Fino alle Finals ha un discreto impatto, non fondamentale per le sorti della squadra, ma importante soprattutto dal punto di vista personale. Dopo essere stati sotto 3-1, con le spalle al muro, tutta Cleveland entra in trance agonistica diventando inarrestabile e ribaltando per la prima volta nella storia una finale playoff da quel punteggio. Dopo The Block di Lebron e The new Shot di Irving, il possesso per il pareggio di Golden State finisce nelle mani di Curry. Quel destino che più volte si è messo di traverso sulla sua strada decide di dargli una nuova, ultima chance. Love accetta il cambio difensivo e si trova a difendere l’uno contro uno contro il due volte MVP. La sua difesa è di pura rabbia, di voglia di riprendersi lo status di superstar che ha perso proprio nel momento della possibile consacrazione. L’ottima difesa produce l’errore di Steph e conduce alla disperazione la Dub Nation, che vede sfuggire quel titolo che ormai sembrava in mano.

https://www.youtube.com/watch?v=owoia6YDSQ8

La nuova stagione ha visto presentarsi ai blocchi di partenza uno #0 decisamente a suo agio, in grado di contribuire e di diventare un’arma devastante sugli scarichi di Lebron e Irving, tanto da siglare la miglior prestazione di sempre nel primo quarto.
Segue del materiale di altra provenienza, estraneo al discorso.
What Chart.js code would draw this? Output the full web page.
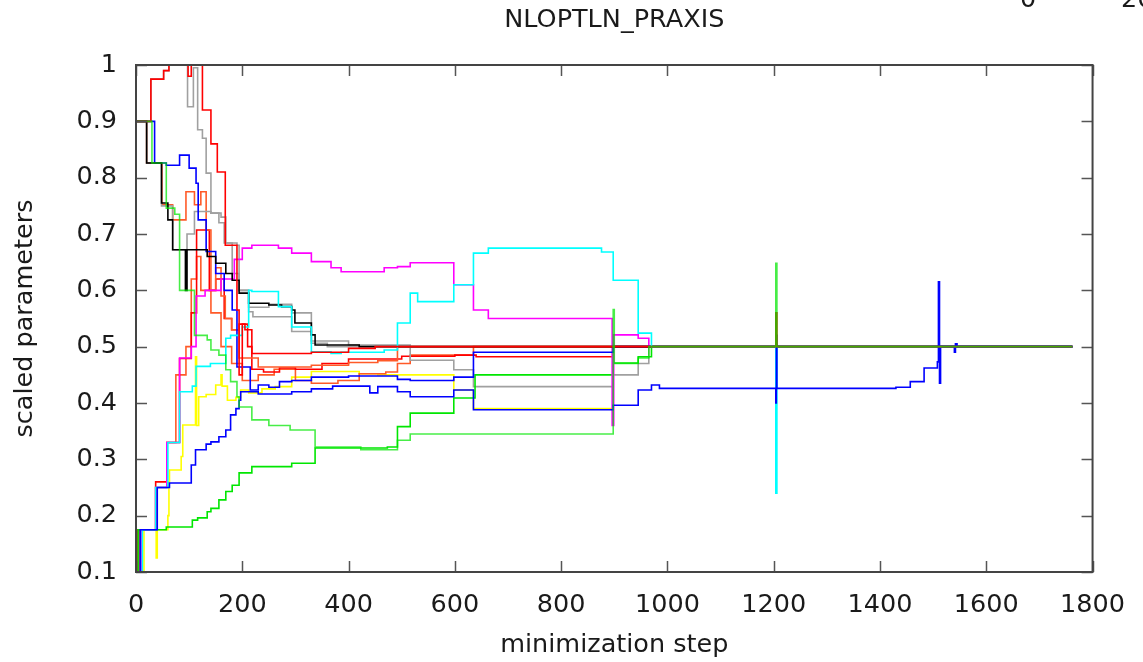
<!DOCTYPE html>
<html>
<head>
<meta charset="utf-8">
<title>NLOPTLN_PRAXIS</title>
<script src="https://cdn.jsdelivr.net/npm/chart.js@4.4.1/dist/chart.umd.min.js"></script>
<style>
  html, body { margin: 0; padding: 0; background: #fff; }
  #wrap { width: 1143px; height: 662px; }
</style>
</head>
<body>
<div id="wrap"><canvas id="chart"></canvas></div>
<script>
// parameter traces, [minimization step, scaled value] at each change of value
const redHigh = [[0,0.9],[28,0.975],[52,0.99],[62,1.0],[98,0.98],[104,1.0],[125,0.92],[141,0.86],[153,0.81],[168,0.68],[190,0.565],[194,0.45],[200,0.54],[205,0.53],[218,0.488],[330,0.49],[400,0.497],[450,0.5],[1203,0.5],[1204,0.56],[1206,0.5],[1762,0.5]];
const redLow = [[0,0.1],[3,0.175],[37,0.26],[58,0.33],[82,0.479],[104,0.56],[114,0.707],[138,0.6],[150,0.62],[166,0.55],[180,0.53],[194,0.54],[210,0.5],[218,0.46],[240,0.455],[270,0.462],[300,0.46],[350,0.47],[400,0.478],[500,0.483],[600,0.485],[640,0.482],[898,0.5],[1762,0.5]];
const tomatoHigh = [[0,0.9],[20,0.826],[49,0.752],[69,0.725],[94,0.775],[110,0.752],[122,0.775],[132,0.707],[141,0.6],[150,0.64],[160,0.59],[168,0.55],[180,0.53],[194,0.48],[230,0.464],[330,0.467],[400,0.472],[455,0.475],[492,0.5],[1762,0.5]];
const tomatoLow = [[0,0.1],[6,0.175],[37,0.25],[58,0.33],[75,0.45],[94,0.5],[104,0.62],[114,0.66],[122,0.6],[141,0.56],[160,0.5],[180,0.47],[200,0.44],[230,0.45],[260,0.46],[300,0.44],[330,0.435],[380,0.44],[420,0.452],[470,0.455],[492,0.47],[516,0.485],[635,0.5],[1762,0.5]];
const grayHigh = [[0,0.9],[28,0.975],[52,0.99],[62,1.0],[97,0.926],[108,0.995],[116,0.885],[125,0.87],[132,0.808],[141,0.737],[160,0.73],[169,0.684],[190,0.68],[194,0.6],[212,0.562],[220,0.553],[293,0.527],[330,0.506],[360,0.5],[1762,0.5]];
const grayLow = [[0,0.9],[20,0.826],[48,0.75],[69,0.672],[96,0.7],[110,0.74],[141,0.737],[156,0.72],[166,0.684],[181,0.63],[194,0.6],[212,0.57],[250,0.575],[293,0.56],[330,0.51],[400,0.503],[516,0.476],[598,0.459],[635,0.429],[898,0.45],[945,0.47],[965,0.5],[1762,0.5]];
const blackTrace = [[0,0.9],[20,0.826],[48,0.755],[60,0.725],[69,0.672],[93,0.6],[96,0.672],[134,0.66],[150,0.648],[169,0.63],[181,0.618],[194,0.595],[212,0.577],[250,0.574],[274,0.571],[293,0.565],[299,0.542],[330,0.521],[337,0.503],[420,0.5],[1762,0.5]];
const blueHigh = [[0,0.9],[35,0.826],[57,0.822],[82,0.84],[100,0.817],[113,0.79],[117,0.725],[132,0.669],[150,0.63],[166,0.6],[181,0.565],[190,0.464],[215,0.423],[230,0.432],[250,0.428],[270,0.438],[293,0.44],[330,0.446],[400,0.448],[492,0.442],[516,0.44],[598,0.446],[635,0.49],[898,0.5],[1762,0.5]];
const blueLow = [[0,0.1],[8,0.175],[40,0.25],[63,0.258],[104,0.29],[112,0.317],[132,0.327],[141,0.331],[156,0.34],[169,0.352],[178,0.379],[188,0.39],[194,0.405],[197,0.42],[230,0.416],[293,0.42],[330,0.425],[370,0.43],[440,0.418],[455,0.429],[492,0.42],[516,0.411],[598,0.423],[635,0.388],[898,0.396],[945,0.423],[970,0.432],[985,0.426],[1204,0.4],[1205,0.52],[1206,0.426],[1430,0.428],[1457,0.438],[1483,0.462],[1508,0.473],[1510,0.615],[1512,0.435],[1514,0.5],[1540,0.49],[1542,0.505],[1545,0.5],[1762,0.5]];
const greenHigh = [[0,0.9],[30,0.826],[57,0.746],[73,0.735],[82,0.6],[110,0.52],[134,0.512],[141,0.494],[156,0.485],[169,0.459],[178,0.438],[190,0.411],[194,0.393],[218,0.37],[250,0.36],[290,0.352],[337,0.322],[423,0.317],[492,0.334],[516,0.345],[898,0.566],[900,0.47],[945,0.48],[965,0.5],[1204,0.648],[1206,0.5],[1762,0.5]];
const greenLow = [[0,0.1],[4,0.175],[57,0.18],[106,0.192],[116,0.196],[134,0.207],[141,0.213],[156,0.228],[169,0.243],[181,0.254],[194,0.276],[218,0.287],[293,0.293],[337,0.32],[473,0.322],[492,0.358],[516,0.382],[598,0.409],[638,0.45],[898,0.471],[945,0.482],[970,0.5],[1762,0.5]];
const cyanTrace = [[0,0.1],[12,0.175],[37,0.25],[60,0.33],[82,0.42],[106,0.43],[113,0.465],[140,0.47],[169,0.515],[178,0.52],[200,0.535],[212,0.6],[218,0.598],[268,0.571],[293,0.535],[330,0.491],[367,0.488],[386,0.49],[467,0.494],[492,0.542],[516,0.595],[530,0.58],[598,0.61],[635,0.666],[663,0.675],[876,0.668],[898,0.618],[945,0.524],[970,0.5],[1204,0.24],[1206,0.5],[1762,0.5]];
const magentaTrace = [[0,0.1],[10,0.175],[37,0.25],[58,0.33],[82,0.48],[104,0.5],[113,0.59],[130,0.6],[160,0.62],[185,0.655],[200,0.675],[218,0.68],[268,0.675],[293,0.666],[330,0.651],[367,0.64],[386,0.633],[467,0.64],[492,0.642],[516,0.649],[598,0.61],[635,0.565],[663,0.55],[896,0.36],[899,0.521],[945,0.515],[965,0.5],[1762,0.5]];
const yellowTrace = [[0,0.1],[15,0.175],[38,0.125],[40,0.175],[60,0.2],[62,0.26],[63,0.281],[85,0.305],[88,0.361],[112,0.482],[114,0.36],[118,0.411],[132,0.415],[150,0.432],[160,0.45],[162,0.43],[172,0.405],[188,0.41],[197,0.423],[212,0.418],[237,0.425],[262,0.429],[293,0.446],[330,0.456],[420,0.452],[455,0.45],[598,0.423],[635,0.39],[898,0.5],[1762,0.5]];

// axis ranges and the leftover labels peeking in at the top edge
const stepRange = [0, 1800];
const stepTick = 200;
const paramRange = [0.1, 1];
const paramTick = 0.1;
const strayTopLabels = ['0', '200'];
const chartTitle = 'NLOPTLN_PRAXIS';

const FONT = '"DejaVu Sans", "Liberation Sans", sans-serif';
const TICK = 11;
const INK = '#1a1a1a';

// first entry ends up on top
const traces = [
  { data: greenHigh, color: 'rgba(0, 230, 0, 0.72)' },
  { data: redHigh, color: '#ff0000' },
  { data: blueLow, color: '#0000ff' },
  { data: cyanTrace, color: '#00ffff' },
  { data: blackTrace, color: '#000000' },
  { data: blueHigh, color: '#0000ff' },
  { data: magentaTrace, color: '#ff00ff' },
  { data: greenLow, color: '#00e600' },
  { data: grayLow, color: '#a0a0a0' },
  { data: tomatoHigh, color: '#ff5a28' },
  { data: redLow, color: '#ff0000' },
  { data: tomatoLow, color: '#ff5a28' },
  { data: yellowTrace, color: '#ffff00' },
  { data: grayHigh, color: '#a0a0a0' },
];

// border, inward ticks on all sides, y labels, title, stray labels
const frame = {
  id: 'frame',
  afterDatasetsDraw(chart) {
    const { ctx, chartArea: a, scales: { x, y } } = chart;
    ctx.save();
    ctx.strokeStyle = '#555';
    ctx.lineWidth = 1.5;
    ctx.beginPath();
    x.ticks.forEach(t => {
      const px = Math.round(x.getPixelForValue(t.value)) + 0.5;
      ctx.moveTo(px, a.bottom); ctx.lineTo(px, a.bottom - TICK);
      ctx.moveTo(px, a.top); ctx.lineTo(px, a.top + TICK);
    });
    y.ticks.forEach(t => {
      const py = Math.round(y.getPixelForValue(t.value)) + 0.5;
      ctx.moveTo(a.left, py); ctx.lineTo(a.left + TICK, py);
      ctx.moveTo(a.right, py); ctx.lineTo(a.right - TICK, py);
    });
    ctx.stroke();
    ctx.lineWidth = 2;
    ctx.strokeStyle = '#444';
    ctx.strokeRect(a.left, a.top, a.right - a.left, a.bottom - a.top);

    ctx.fillStyle = INK;
    ctx.font = '25.5px ' + FONT;
    ctx.textBaseline = 'middle';
    ctx.textAlign = 'right';
    y.ticks.forEach(t => {
      const label = String(+t.value.toFixed(1));
      ctx.fillText(label, a.left - 19, y.getPixelForValue(t.value));
    });

    ctx.textAlign = 'center';
    ctx.fillText(chartTitle, (a.left + a.right) / 2, 20);

    ctx.textBaseline = 'alphabetic';
    ctx.fillText(strayTopLabels[0], 1028, 7);
    ctx.textAlign = 'left';
    ctx.fillText(strayTopLabels[1], 1121, 7);
    ctx.restore();
  }
};

new Chart(document.getElementById('chart'), {
  type: 'line',
  data: {
    datasets: traces.map(t => ({
      data: t.data.map(([s, v]) => ({ x: s, y: v })),
      borderColor: t.color,
      borderWidth: 1.6,
      stepped: true,
      pointRadius: 0,
      fill: false,
    }))
  },
  options: {
    responsive: true,
    maintainAspectRatio: false,
    animation: false,
    events: [],
    layout: { padding: { left: 0, right: 41, top: 65, bottom: 0 } },
    plugins: {
      legend: { display: false },
      tooltip: { enabled: false },
      title: { display: false },
    },
    scales: {
      x: {
        type: 'linear',
        min: stepRange[0],
        max: stepRange[1],
        grid: { display: false, drawTicks: false },
        border: { display: false },
        ticks: {
          stepSize: stepTick,
          color: INK,
          padding: 18,
          maxRotation: 0,
          font: { family: FONT, size: 25.5 },
          callback: v => String(v),
        },
        title: {
          display: true,
          text: 'minimization step',
          color: INK,
          font: { family: FONT, size: 25.5 },
          padding: { top: 0, bottom: 1.5 },
        },
        afterFit: axis => { axis.height = 90; },
      },
      y: {
        min: paramRange[0],
        max: paramRange[1],
        grid: { display: false, drawTicks: false },
        border: { display: false },
        ticks: { stepSize: paramTick, display: false },
        title: {
          display: true,
          text: 'scaled parameters',
          color: INK,
          font: { family: FONT, size: 25.5 },
          padding: { top: 10, bottom: 0 },
        },
        afterFit: axis => { axis.width = 136; },
      },
    },
  },
  plugins: [frame],
});
</script>
</body>
</html>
I dolori del giovane Beach Boy sembrano finalmente assimilati, la farfalla è uscita dal bozzolo e il lungo from L.A. sembra avere trovato definitivamente casa sul lago Michigan. Forse non sarà mai più quel lungo dominante intravisto al college e nei primi anni di Minnesota ma è un 4 in grado di allargare il campo perfettamente a suo agio in questa era di small NBA e, soprattutto, ha capito che fare l’alfiere di uno dei giocatori più forti di sempre è un ottimo modo per entrare nei libri della storia del gioco.